Sunday was a grand day for a festival and Carrboro was flush with color and activity in celebration of itself. Along with music provided by a lap steel guitarist, bluegrass by the Swift Creek band, Celtic rock music and poetry, town librarians hosted a book sale, the town’s garden clubs handed out free plants and experts educated passersby on the benefits of solar heating and recycling. And a couple of town historians sat on Town Hall’s steps and watched children romp on the front lawn.
“A lot of people think Carrboro is a mill town,” said Richard Ellington, who along with Dave Otto, has written two books about Carrboro’s history. “It was a mining town.
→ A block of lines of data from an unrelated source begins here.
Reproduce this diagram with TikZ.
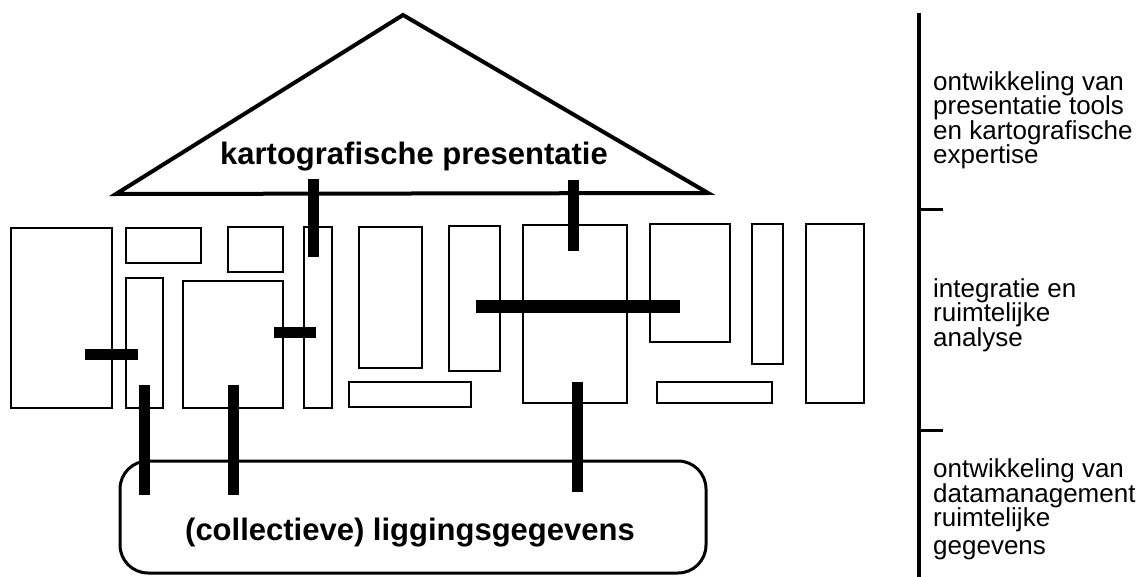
\documentclass[tikz,border=0pt]{standalone}
\usepackage{fontspec}
\setmainfont{Liberation Sans}
\newcommand\sidefont{\fontsize{26}{24.5}\selectfont\lineskiplimit=-50pt\relax}
\begin{document}
\begin{tikzpicture}[x=1pt,y=-1pt,
  box/.style={draw, line width=2.7pt, inner sep=0pt, outer sep=0pt, anchor=north west},
  bar/.style={line width=11pt, line cap=butt},
  title/.style={font={\bfseries\fontsize{31}{31}\selectfont}, inner sep=0pt, anchor=base},
  side/.style={font={\sidefont}, align=left, inner sep=0pt, anchor=base west},
]
\useasboundingbox (0,0) rectangle (1145,577);

% roof
\coordinate (tl) at (116,194);
\coordinate (apex) at (403,15);
\coordinate (tr) at (708,193);
\draw[line width=4pt, line join=miter] (tl) -- (apex) -- (tr) -- cycle;
\node[title] (kp) at (414,165) {kartografische presentatie};

% boxes
\node[box, minimum width=101pt, minimum height=180pt] (A) at (11,228) {};
\node[box, minimum width=75pt,  minimum height=35pt]  (B) at (126,228) {};
\node[box, minimum width=55pt,  minimum height=45pt]  (C) at (228,227) {};
\node[box, minimum width=37pt,  minimum height=130pt] (D) at (126,278) {};
\node[box, minimum width=100pt, minimum height=127pt] (E) at (183,281) {};
\node[box, minimum width=28pt,  minimum height=181pt] (F) at (304,227) {};
\node[box, minimum width=63pt,  minimum height=141pt] (G) at (359,227) {};
\node[box, minimum width=51pt,  minimum height=145pt] (H) at (449,226) {};
\node[box, minimum width=104pt, minimum height=178pt] (I) at (523,225) {};
\node[box, minimum width=80pt,  minimum height=118pt] (J) at (650,224) {};
\node[box, minimum width=31pt,  minimum height=140pt] (K) at (752,224) {};
\node[box, minimum width=58pt,  minimum height=179pt] (L) at (806,224) {};
\node[box, minimum width=122pt, minimum height=25pt]  (M) at (349,382) {};
\node[box, minimum width=115pt, minimum height=21pt]  (N) at (657,382) {};

% data base
\node[draw, line width=3pt, rounded corners=28pt, minimum width=586pt, minimum height=112pt, inner sep=0pt] (data) at (413,517) {};
\node[title] (lg) at (410,540) {(collectieve) liggingsgegevens};

% bars
\coordinate (b1s) at (313.5,179); \coordinate (b1e) at (313.5,257);
\coordinate (b2s) at (573,180);   \coordinate (b2e) at (573,251);
\coordinate (b3s) at (85,354);    \coordinate (b3e) at (138,354);
\coordinate (b4s) at (274,332.5); \coordinate (b4e) at (316,332.5);
\coordinate (b5s) at (476,306.5); \coordinate (b5e) at (680,306.5);
\coordinate (b6s) at (144.5,385); \coordinate (b6e) at (144.5,495);
\coordinate (b7s) at (233.5,385); \coordinate (b7e) at (233.5,495);
\coordinate (b8s) at (577.5,382); \coordinate (b8e) at (577.5,492);
\draw[bar] (b1s) -- (b1e);
\draw[bar] (b2s) -- (b2e);
\draw[bar] (b3s) -- (b3e);
\draw[bar] (b4s) -- (b4e);
\draw[bar, line width=13pt] (b5s) -- (b5e);
\draw[bar] (b6s) -- (b6e);
\draw[bar] (b7s) -- (b7e);
\draw[bar] (b8s) -- (b8e);

% scale on the right
\coordinate (st) at (919,13);
\coordinate (sb) at (919,577);
\coordinate (t1a) at (919,210); \coordinate (t1b) at (943,210);
\coordinate (t2a) at (919,430); \coordinate (t2b) at (943,430);
\draw[line width=4pt] (st) -- (sb);
\draw[line width=3pt] (t1a) -- (t1b);
\draw[line width=3pt] (t2a) -- (t2b);

\node[side] (s1) at (933,164) {ontwikkeling van\\presentatie tools\\en kartografische\\expertise};
\node[side] (s2) at (933,346) {integratie en\\ruimtelijke\\analyse};
\node[side] (s3) at (933,554) {ontwikkeling van\\datamanagement\\ruimtelijke\\[3pt]gegevens};
\end{tikzpicture}
\end{document}
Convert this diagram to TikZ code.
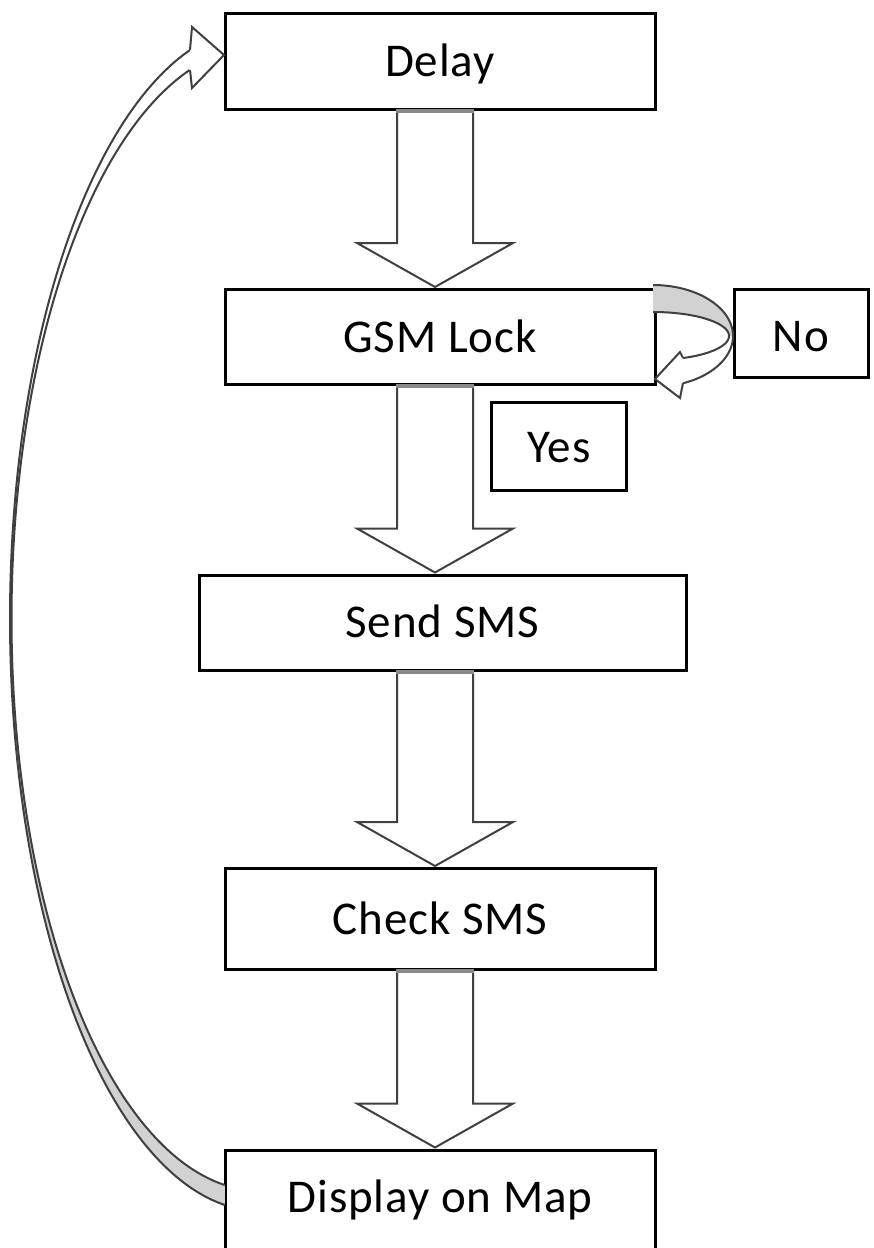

Iron was mined here ... There’s a subdivision there now called Ironwoods, where the mining took place.”
The tiny town, named after wealthy industrialist Julian Shakespeare Carr, has a population just under 21,000. Still, with its “Paris of the Piedmont” philosophy, the residents fully embrace the arts and healthy living to bring its communities together.
Carrboro also had its own poetry council and a poet laureate, Celisa Steele, who read her poem, “Gabriel At The Bar,” in honor of the festival’s musical theme.
The poem describes a magnificent angel rendered ordinary, whose calls his trips to neighborhood bars far and wide “holy homework.” In an empty bar, a lady bartender watches a muted TV and Gabriel listens to songs of love from a jukebox. The country songs transfix Gabriel, who decides if he returns to Earth as a human, he would want a girl baby that he could name, “Loretta, Tammy or Patsy.”
Afterward, Smith, who has served as the town’s poet laureate for the past eight years, says there is a “fine balance” when it comes to Carrboro’s retaining its charm, while not being too unduly influenced by an influx of wealthier neighbors moving into town from next door Chapel Hill.
“The town can’t remain the same,” Smith said. “We have to indoctrinate them into the Carrboro Way so that they will appreciate the things that make Carrboro, Carrboro.”